Leo a Karina Sosa. Orfandad es una novela que entreabre la herida y el impulso alrededor de la insurrección de 2006 en Oaxaca. Im-pul-so es como leo el acontecimiento literario que sucede por estas páginas, advierto. Mi perspectiva, por supuesto, está viciada de origen y vivencia. La muerte se engendra en rostros múltiples, crepita, repta y ya luego se encarna, escribió Brad Will, periodista anarquista asesinado que revive en esta escritura, al igual que las mil barricadas que iluminaron la comuna oaxaqueña.
Leo el libro de Karina Sosa en un viaje a Oaxaca, sentado en el Zócalo, en una de las mesas de un restaurante que, carajo, apenas recuerdo que teníamos vetado porque la dueña era una frenética entusiasta de la represión de Ulises Ruiz Ortiz (URO), el psicópata de Chalcatongo que pensaba gobernar a punta de balazos y billetes.
Ulises Ruiz Ortiz se llama, por cierto, uno de los personajes de la novela y Ulises Ruiz Ortiz se llama también un personaje de la realidad política oaxaqueña, cada vez más irrelevante, pero no menos impune, gracias a la democracia bárbara que legó la alternancia del año 2000 ocurrida en ese país llamado México.
Leo a Karina Sosa en la noche en el hotel, tras haber tenido reuniones separadas —pero que se sintieron como si fueran casi una misma sola— con las maestras Carmen López y sus hijas, con las luchadoras Paty Jiménez y Nancy Mota, y con las entrañables compañeras del colectivo Mujer Nueva, surgido a raíz de la toma del Canal 9 realizada por cientos de mujeres en un inenarrable mes de agosto de aquel año. Ni ellas ni la admirada defensora Yésica Sánchez Maya son personajas de Orfandad, pero las incluyo de una forma u otra en mi lectura. Cada una, sin embargo, tiene su propia memoria y su propia novela en ciernes.
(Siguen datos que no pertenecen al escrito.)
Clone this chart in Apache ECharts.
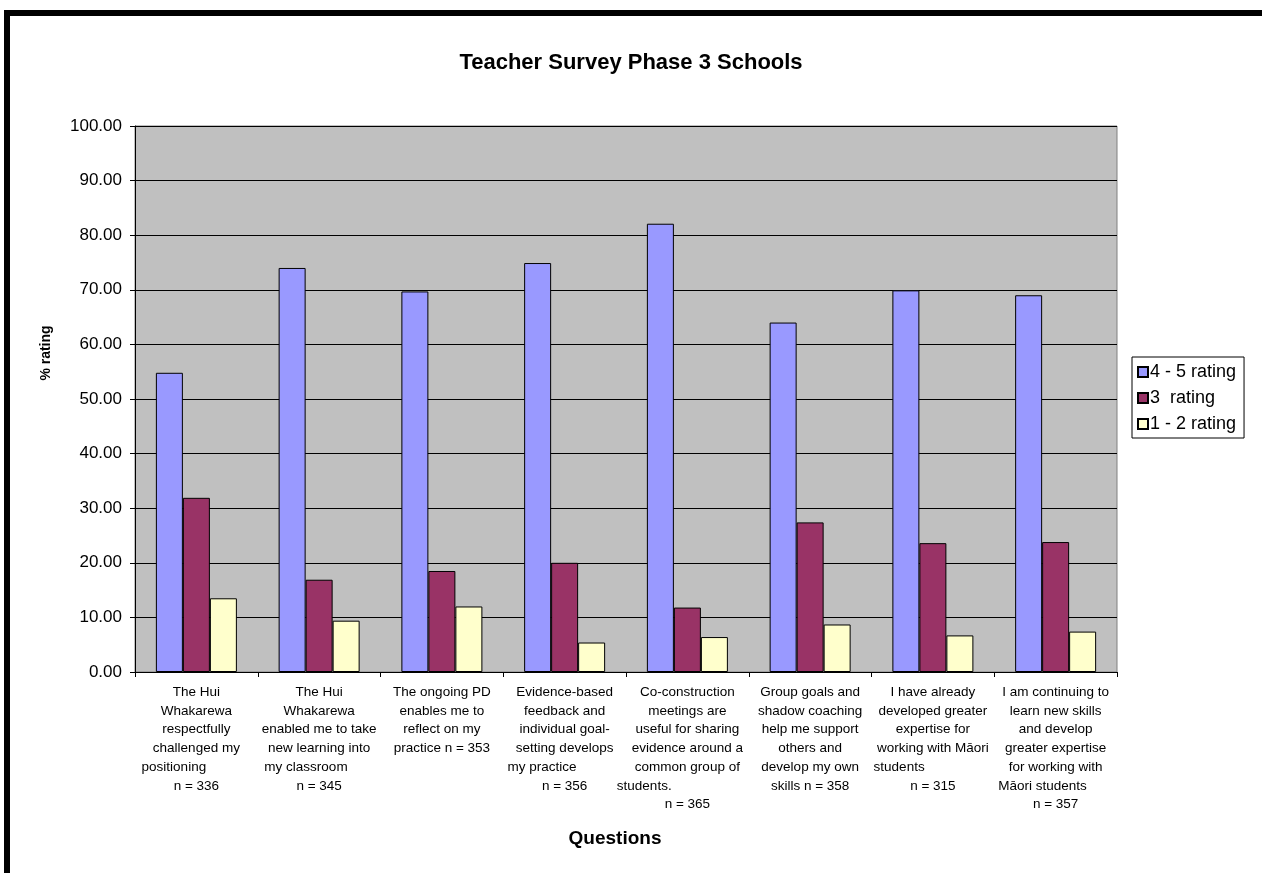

Oigo, junto a ellas, la autora y las demás maestras del megaplantón de 2006, la canción “Volver a los diecisiete”, de Violeta Parra.
Me reúno también con Flavio Sosa, quien sí es un personaje de la vibrante realidad oaxaqueña actual y de la novela de su hija. Nos sentamos a platicar debajo de un hermoso árbol que adorna el patio de una antigua casona, transformada en hotel para hordas de invitados foráneos que llegan a bodas celebradas en Santo Domingo, con calenda y todo. Quiero preguntarle sobre el libro de Kapuscinski que le regaló a la autora o del restaurante griego de Brooklyn en el que trabajó pero no lo hago. De la APPO y Almoloya ya hemos hablado tanto, tantas veces, así es que ahora solo hablamos de contradicciones y procesos.
Leo a Karina Sosa otra noche de hotel. Cada vez que retomo la lectura tengo más dolor y rabia y esperanza y todo. La leo tras charlar en un evento de la Feria del Libro con las cineastas Jimena Montemayor y Paulina del Paso, quienes hablan de sus esculpidos procesos creativos y de la vida que impregna sus búsquedas artísticas, con las cuales, creo, ponen sus cuerpos para detener ese tren que las empuja, que nos empuja a todos. Al final de la charla veo a Karen Cruz Franco, hija de Emeterio Marino, uno de los sobrevivientes de la tortura sistemática ordenada por URO. Karen, como Oaxaca, resiste.
De repente cae la madrugada, entre la ficción y la realidad, un manto de recuerdos colectivos y testimonios resilientes alumbra el ánimo roto. Orfandad te atraviesa por completo. Te pregunta —hayas estado o no en la insurrección oaxaqueña o en el vértigo de una joven descifrando a su padre—, si el corazón, lacerado y diletante, aún puede sublevarse y desbordarse gracias a la escritura de una autora que ha construido una casa para ella —y para nadie más—, pero nos ha dado un espléndido libro para no olvidar y para imaginarlo todo de nueva cuenta, porque la vida, al igual que la muerte, también se engendra en rostros múltiples, crepita y repta. Reencarna.